__RECORDED DATA__

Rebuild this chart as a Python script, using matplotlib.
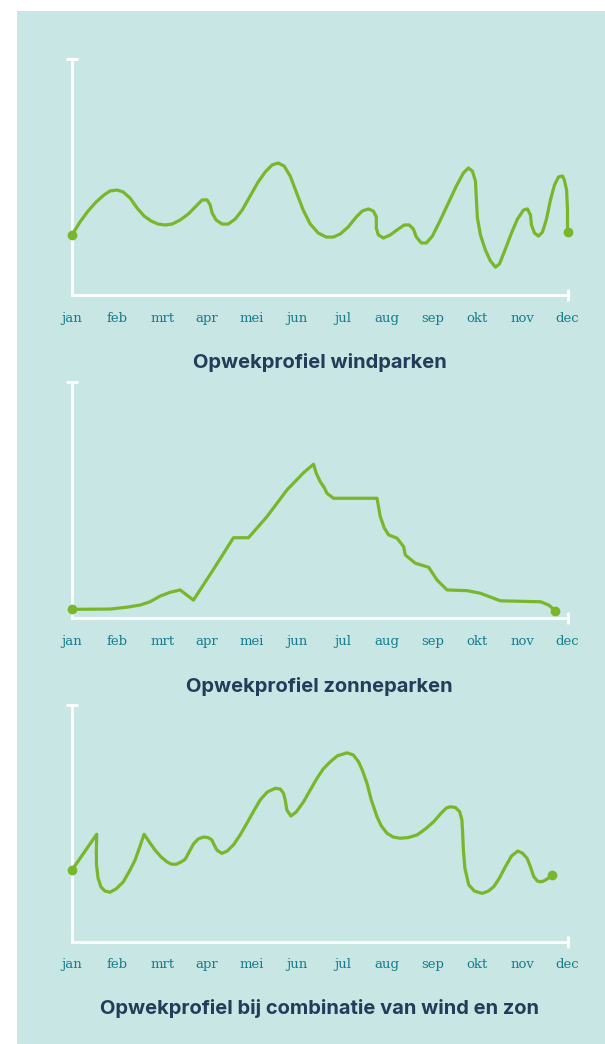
import matplotlib
matplotlib.use("Agg")
import matplotlib.pyplot as plt
from matplotlib.patches import Rectangle

# maanden op de x-as
months = ["jan", "feb", "mrt", "apr", "mei", "jun", "jul", "aug", "sep", "okt", "nov", "dec"]

# profiel wind (x in maanden, y in % van de ashoogte)
wind_x = [0, 0.178, 0.356, 0.533, 0.711, 0.844, 1.0, 1.133, 1.289, 1.444, 1.6, 1.756, 1.911,
          2.067, 2.222, 2.4, 2.578, 2.756, 2.889, 3.0, 3.067, 3.111, 3.2, 3.333, 3.467, 3.622,
          3.778, 3.956, 4.133, 4.289, 4.444, 4.578, 4.711, 4.844, 4.978, 5.133, 5.289, 5.467,
          5.644, 5.8, 5.956, 6.133, 6.311, 6.444, 6.578, 6.689, 6.756, 6.756, 6.8, 6.911, 7.067,
          7.244, 7.378, 7.489, 7.578, 7.644, 7.756, 7.867, 8.0, 8.178, 8.356, 8.533, 8.689, 8.8,
          8.889, 8.956, 8.978, 9.0, 9.067, 9.178, 9.289, 9.4, 9.489, 9.622, 9.756, 9.889, 10.022,
          10.111, 10.178, 10.2, 10.267, 10.356, 10.444, 10.533, 10.622, 10.711, 10.8, 10.889,
          10.93, 10.98, 11.0, 11.0]
wind_y = [25.4, 30.9, 35.5, 39.3, 42.3, 44.0, 44.4, 43.6, 41.0, 36.8, 33.4, 31.3, 30.0,
          29.6, 30.0, 31.7, 34.2, 37.6, 40.2, 40.2, 38.1, 34.7, 31.7, 30.0, 30.0, 32.1,
          35.9, 41.9, 47.8, 52.0, 55.0, 55.8, 54.5, 50.3, 43.6, 35.9, 30.0, 26.2,
          24.5, 24.5, 25.8, 28.8, 33.0, 35.5, 36.4, 35.5, 33.0, 28.3, 25.4, 24.1, 25.4,
          27.9, 29.6, 29.6, 27.9, 24.5, 22.0, 22.0, 24.9, 31.7, 38.9, 46.1, 51.6, 53.7,
          52.4, 48.2, 40.2, 32.6, 25.4, 19.0, 14.4, 11.8, 13.1, 19.5, 26.2, 32.1, 35.9,
          36.4, 33.8, 29.6, 26.2, 24.9, 26.6, 32.1, 40.2, 46.5, 49.9, 50.3,
          48.6, 44.4, 35.9, 26.6]

# profiel zon
zon_x = [0, 0.844, 1.216, 1.511, 1.733, 1.956, 2.178, 2.4, 2.696, 3.14, 3.584, 3.918, 4.327,
         4.771, 5.14, 5.362, 5.42, 5.511, 5.6, 5.66, 5.807, 6.771, 6.844, 6.933, 7.029, 7.216,
         7.362, 7.4, 7.622, 7.918, 8.104, 8.327, 8.771, 9.067, 9.511, 10.4, 10.584, 10.733]
zon_y = [3.8, 3.9, 4.7, 5.6, 7.0, 9.4, 11.0, 12.0, 7.7, 20.7, 34.1, 34.1, 43.0,
         54.3, 61.6, 65.2, 61.5, 57.8, 55.3, 52.9, 50.8, 50.8, 43.0, 38.2, 35.3, 33.9,
         30.3, 26.8, 23.3, 21.6, 16.2, 12.0, 11.7, 10.6, 7.4, 7.0, 5.6, 3.1]

# profiel wind + zon
combi_x = [0, 0.549, 0.54, 0.544, 0.578, 0.644, 0.733, 0.844, 0.978, 1.14, 1.289, 1.4, 1.511,
           1.6, 1.733, 1.844, 1.978, 2.104, 2.2, 2.311, 2.422, 2.511, 2.6, 2.696, 2.8, 2.918,
           3.022, 3.104, 3.156, 3.216, 3.327, 3.444, 3.584, 3.733, 3.882, 4.022, 4.178, 4.333,
           4.511, 4.622, 4.696, 4.733, 4.771, 4.86, 4.978, 5.14, 5.289, 5.438, 5.578, 5.733,
           5.889, 6.104, 6.244, 6.362, 6.444, 6.549, 6.644, 6.771, 6.867, 6.993, 7.133, 7.289,
           7.467, 7.66, 7.844, 8.029, 8.2, 8.311, 8.4, 8.511, 8.607, 8.656, 8.673, 8.689, 8.722,
           8.807, 8.933, 9.104, 9.244, 9.362, 9.489, 9.622, 9.756, 9.896, 10.0, 10.104, 10.178,
           10.251, 10.333, 10.4, 10.467, 10.549, 10.66]
combi_y = [30.3, 45.4, 38.7, 32.4, 26.9, 23.1, 21.4, 20.9, 22.3, 25.3, 30.3, 34.5, 40.4,
           45.4, 41.7, 38.7, 35.8, 33.8, 32.8, 32.7, 33.7, 34.8, 37.9, 41.3, 43.4, 44.2,
           44.0, 43.0, 40.9, 38.7, 37.3, 38.3, 40.9, 45.1, 50.0, 54.8, 59.9, 63.2,
           64.8, 64.5, 62.7, 59.9, 55.6, 53.1, 54.8, 59.1, 64.1, 69.0, 73.0, 76.0,
           78.5, 79.8, 78.9, 76.0, 72.5, 66.9, 59.9, 52.8, 48.9, 45.8, 44.2, 43.7,
           44.0, 45.1, 47.6, 50.7, 54.4, 56.5, 57.0, 56.7, 54.9, 51.4, 45.8, 38.7, 31.1,
           24.0, 21.4, 20.4, 21.4, 23.2, 26.9, 31.7, 36.2, 38.3, 37.4, 35.2, 31.6,
           27.5, 25.6, 25.3, 25.6, 26.5, 28.2]

titles = ["Opwekprofiel windparken", "Opwekprofiel zonneparken",
          "Opwekprofiel bij combinatie van wind en zon"]

BG = "#c8e6e3"
GREEN = "#78b72b"
TICK_COLOR = "#167e8e"
TITLE_COLOR = "#243b5a"

W, H = 605, 1044
fig = plt.figure(figsize=(W / 100, H / 100), dpi=100)
fig.patch.set_facecolor("white")
fig.add_artist(Rectangle((17 / W, 0), 1 - 17 / W, (H - 11) / H,
                         transform=fig.transFigure, facecolor=BG, edgecolor="none", zorder=0))

# (onderkant x-as, bovenkant y-as, titel) in pixels
layout = [(295, 58.5, 362), (618.3, 382, 686), (941.7, 705, 1008)]
series = [(wind_x, wind_y), (zon_x, zon_y), (combi_x, combi_y)]

x0, x1 = 72, 567.5
for (bottom, top, title_y), (xs, ys), title in zip(layout, series, titles):
    ax = fig.add_axes([x0 / W, 1 - bottom / H, (x1 - x0) / W, (bottom - top) / H])
    ax.set_facecolor("none")
    ax.set_xlim(0, 11)
    ax.set_ylim(0, 100)
    for side in ["top", "right"]:
        ax.spines[side].set_visible(False)
    for side in ["left", "bottom"]:
        ax.spines[side].set_color("white")
        ax.spines[side].set_linewidth(2)
    # kapjes aan het eind van de assen
    ax.plot([0], [100], marker="_", color="white", markersize=8, markeredgewidth=2, clip_on=False)
    ax.plot([11], [0], marker="|", color="white", markersize=8, markeredgewidth=2, clip_on=False)

    ax.plot(xs, ys, color=GREEN, linewidth=2.3, solid_joinstyle="round",
            solid_capstyle="round", clip_on=False, zorder=3)
    ax.plot([xs[0], xs[-1]], [ys[0], ys[-1]], "o", color=GREEN, markersize=6,
            clip_on=False, zorder=4)

    ax.set_yticks([])
    ax.set_xticks(range(len(months)))
    ax.set_xticklabels(months, family="DejaVu Serif", fontsize=9.5, color=TICK_COLOR)
    ax.tick_params(axis="x", length=0, pad=12)

    fig.text(0.5 * (x0 + x1) / W, 1 - title_y / H, title, ha="center", va="center",
             fontsize=14.5, fontweight="bold", family="Inter", color=TITLE_COLOR)

fig.savefig("out.png", dpi=100, facecolor=fig.get_facecolor())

__DIRECTIONS__
Repeat, exactly and in full, each line from the start of the data to the line that contains "48.6, 44.4, 35.9, 26.6]". Pictures do not go in.

__ANSWER TO THIS TASK__
Rebuild this chart as a Python script, using matplotlib.
import matplotlib
matplotlib.use("Agg")
import matplotlib.pyplot as plt
from matplotlib.patches import Rectangle

# maanden op de x-as
months = ["jan", "feb", "mrt", "apr", "mei", "jun", "jul", "aug", "sep", "okt", "nov", "dec"]

# profiel wind (x in maanden, y in % van de ashoogte)
wind_x = [0, 0.178, 0.356, 0.533, 0.711, 0.844, 1.0, 1.133, 1.289, 1.444, 1.6, 1.756, 1.911,
          2.067, 2.222, 2.4, 2.578, 2.756, 2.889, 3.0, 3.067, 3.111, 3.2, 3.333, 3.467, 3.622,
          3.778, 3.956, 4.133, 4.289, 4.444, 4.578, 4.711, 4.844, 4.978, 5.133, 5.289, 5.467,
          5.644, 5.8, 5.956, 6.133, 6.311, 6.444, 6.578, 6.689, 6.756, 6.756, 6.8, 6.911, 7.067,
          7.244, 7.378, 7.489, 7.578, 7.644, 7.756, 7.867, 8.0, 8.178, 8.356, 8.533, 8.689, 8.8,
          8.889, 8.956, 8.978, 9.0, 9.067, 9.178, 9.289, 9.4, 9.489, 9.622, 9.756, 9.889, 10.022,
          10.111, 10.178, 10.2, 10.267, 10.356, 10.444, 10.533, 10.622, 10.711, 10.8, 10.889,
          10.93, 10.98, 11.0, 11.0]
wind_y = [25.4, 30.9, 35.5, 39.3, 42.3, 44.0, 44.4, 43.6, 41.0, 36.8, 33.4, 31.3, 30.0,
          29.6, 30.0, 31.7, 34.2, 37.6, 40.2, 40.2, 38.1, 34.7, 31.7, 30.0, 30.0, 32.1,
          35.9, 41.9, 47.8, 52.0, 55.0, 55.8, 54.5, 50.3, 43.6, 35.9, 30.0, 26.2,
          24.5, 24.5, 25.8, 28.8, 33.0, 35.5, 36.4, 35.5, 33.0, 28.3, 25.4, 24.1, 25.4,
          27.9, 29.6, 29.6, 27.9, 24.5, 22.0, 22.0, 24.9, 31.7, 38.9, 46.1, 51.6, 53.7,
          52.4, 48.2, 40.2, 32.6, 25.4, 19.0, 14.4, 11.8, 13.1, 19.5, 26.2, 32.1, 35.9,
          36.4, 33.8, 29.6, 26.2, 24.9, 26.6, 32.1, 40.2, 46.5, 49.9, 50.3,
          48.6, 44.4, 35.9, 26.6]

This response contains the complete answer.